SHORT TASK: Exactly repeat the material, dropping only the pictures.
-*-*-
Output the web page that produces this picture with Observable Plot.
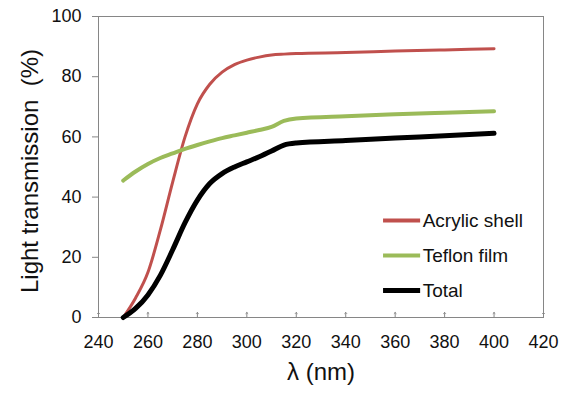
<!DOCTYPE html>
<html>
<head>
<meta charset="utf-8">
<script src="https://cdn.jsdelivr.net/npm/d3@7"></script>
<script src="https://cdn.jsdelivr.net/npm/@observablehq/plot@0.6"></script>
<style>
  html, body { margin: 0; padding: 0; background: #fff; }
  #chart { width: 562px; height: 396px; }
</style>
</head>
<body>
<div id="chart"></div>
<script>
const wavelengths = [250, 255, 260, 265, 270, 275, 280, 285, 290, 295, 300, 305, 310, 315, 320, 340, 360, 380, 400];
const acrylicShell = [0, 6.5, 15, 29, 45, 60, 71, 77.5, 81.5, 84, 85.5, 86.5, 87.2, 87.5, 87.7, 88, 88.5, 88.9, 89.3];
const teflonFilm  = [45.5, 48.5, 51, 53, 54.5, 56, 57.3, 58.5, 59.6, 60.5, 61.4, 62.3, 63.3, 65.3, 66.1, 66.9, 67.5, 68, 68.5];
const total       = [0, 3, 7.5, 14, 22.5, 31.5, 39, 44.5, 47.8, 50, 51.7, 53.4, 55.3, 57.3, 58, 58.8, 59.6, 60.4, 61.2];
const seriesNames = ["Acrylic shell", "Teflon film", "Total"];
const seriesColors = ["#C0504D", "#9BBB59", "#000000"];
const seriesWidths = [3, 4, 5];
const xTicks = [240, 260, 280, 300, 320, 340, 360, 380, 400, 420];
const yTicks = [0, 20, 40, 60, 80, 100];

const seriesValues = [acrylicShell, teflonFilm, total];
const rows = seriesNames.flatMap((name, i) =>
  wavelengths.map((w, j) => ({series: name, x: w, y: seriesValues[i][j]})));
const legendRows = seriesNames.map((name, i) => ({series: name, i}));

const chart = Plot.plot({
  width: 562,
  height: 396,
  marginLeft: 98,
  marginRight: 19,
  marginTop: 16,
  marginBottom: 79,
  style: {fontFamily: "Liberation Sans, Arial, sans-serif", fontSize: "18px", color: "#000", background: "#fff"},
  x: {domain: [240, 420], ticks: xTicks},
  y: {domain: [0, 100], ticks: yTicks},
  marks: [
    Plot.frame({stroke: "#868686", strokeWidth: 1}),
    Plot.axisX({ticks: xTicks, tickSize: 0, tickPadding: 18, fontSize: 18, label: null, fill: "#111"}),
    Plot.vectorX(xTicks, {x: d => d, y: 0, length: 5, anchor: "start", rotate: 0, stroke: "#868686", strokeWidth: 1}),
    Plot.axisY({ticks: yTicks, tickSize: 6, tickPadding: 11, fontSize: 18, stroke: "#868686", label: null, fill: "#111"}),
    ...seriesNames.map((name, i) =>
      Plot.line(rows.filter(d => d.series === name), {
        x: "x", y: "y", stroke: seriesColors[i], strokeWidth: seriesWidths[i],
        curve: "monotone-x", strokeLinecap: "round"
      })),
    Plot.ruleY(legendRows, {
      x1: 355.3, x2: 370.3, y: d => 32.2 - d.i * 11.6,
      stroke: d => seriesColors[d.i], strokeWidth: d => seriesWidths[d.i] === 5 ? 5 : 4
    }),
    Plot.text(legendRows, {
      x: 370.3, y: d => 32.2 - d.i * 11.6, text: "series", textAnchor: "start", dx: 2,
      fontSize: 19, fill: "#111"
    }),
    Plot.text(["λ (nm)"], {frameAnchor: "bottom", dy: 62, fontSize: 24, text: d => d, fill: "#111"}),
    Plot.text(["Light transmission\u00a0 (%)"], {frameAnchor: "left", dx: -68, dy: 4, rotate: -90, textAnchor: "middle", fontSize: 24, text: d => d, fill: "#111"})
  ]
});
document.getElementById("chart").appendChild(chart);
</script>
</body>
</html>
-*-*-
THE RESPONSE:
Output the web page that produces this picture with Observable Plot.
<!DOCTYPE html>
<html>
<head>
<meta charset="utf-8">
<script src="https://cdn.jsdelivr.net/npm/d3@7"></script>
<script src="https://cdn.jsdelivr.net/npm/@observablehq/plot@0.6"></script>
<style>
  html, body { margin: 0; padding: 0; background: #fff; }
  #chart { width: 562px; height: 396px; }
</style>
</head>
<body>
<div id="chart"></div>
<script>
const wavelengths = [250, 255, 260, 265, 270, 275, 280, 285, 290, 295, 300, 305, 310, 315, 320, 340, 360, 380, 400];
const acrylicShell = [0, 6.5, 15, 29, 45, 60, 71, 77.5, 81.5, 84, 85.5, 86.5, 87.2, 87.5, 87.7, 88, 88.5, 88.9, 89.3];
const teflonFilm  = [45.5, 48.5, 51, 53, 54.5, 56, 57.3, 58.5, 59.6, 60.5, 61.4, 62.3, 63.3, 65.3, 66.1, 66.9, 67.5, 68, 68.5];
const total       = [0, 3, 7.5, 14, 22.5, 31.5, 39, 44.5, 47.8, 50, 51.7, 53.4, 55.3, 57.3, 58, 58.8, 59.6, 60.4, 61.2];
const seriesNames = ["Acrylic shell", "Teflon film", "Total"];
const seriesColors = ["#C0504D", "#9BBB59", "#000000"];
const seriesWidths = [3, 4, 5];
const xTicks = [240, 260, 280, 300, 320, 340, 360, 380, 400, 420];
const yTicks = [0, 20, 40, 60, 80, 100];

const seriesValues = [acrylicShell, teflonFilm, total];
const rows = seriesNames.flatMap((name, i) =>
  wavelengths.map((w, j) => ({series: name, x: w, y: seriesValues[i][j]})));
const legendRows = seriesNames.map((name, i) => ({series: name, i}));

const chart = Plot.plot({
  width: 562,
  height: 396,
  marginLeft: 98,
  marginRight: 19,
  marginTop: 16,
  marginBottom: 79,
  style: {fontFamily: "Liberation Sans, Arial, sans-serif", fontSize: "18px", color: "#000", background: "#fff"},
  x: {domain: [240, 420], ticks: xTicks},
  y: {domain: [0, 100], ticks: yTicks},
  marks: [
    Plot.frame({stroke: "#868686", strokeWidth: 1}),
    Plot.axisX({ticks: xTicks, tickSize: 0, tickPadding: 18, fontSize: 18, label: null, fill: "#111"}),
    Plot.vectorX(xTicks, {x: d => d, y: 0, length: 5, anchor: "start", rotate: 0, stroke: "#868686", strokeWidth: 1}),
    Plot.axisY({ticks: yTicks, tickSize: 6, tickPadding: 11, fontSize: 18, stroke: "#868686", label: null, fill: "#111"}),
    ...seriesNames.map((name, i) =>
      Plot.line(rows.filter(d => d.series === name), {
        x: "x", y: "y", stroke: seriesColors[i], strokeWidth: seriesWidths[i],
        curve: "monotone-x", strokeLinecap: "round"
      })),
    Plot.ruleY(legendRows, {
      x1: 355.3, x2: 370.3, y: d => 32.2 - d.i * 11.6,
      stroke: d => seriesColors[d.i], strokeWidth: d => seriesWidths[d.i] === 5 ? 5 : 4
    }),
    Plot.text(legendRows, {
      x: 370.3, y: d => 32.2 - d.i * 11.6, text: "series", textAnchor: "start", dx: 2,
      fontSize: 19, fill: "#111"
    }),
    Plot.text(["λ (nm)"], {frameAnchor: "bottom", dy: 62, fontSize: 24, text: d => d, fill: "#111"}),
    Plot.text(["Light transmission\u00a0 (%)"], {frameAnchor: "left", dx: -68, dy: 4, rotate: -90, textAnchor: "middle", fontSize: 24, text: d => d, fill: "#111"})
  ]
});
document.getElementById("chart").appendChild(chart);
</script>
</body>
</html>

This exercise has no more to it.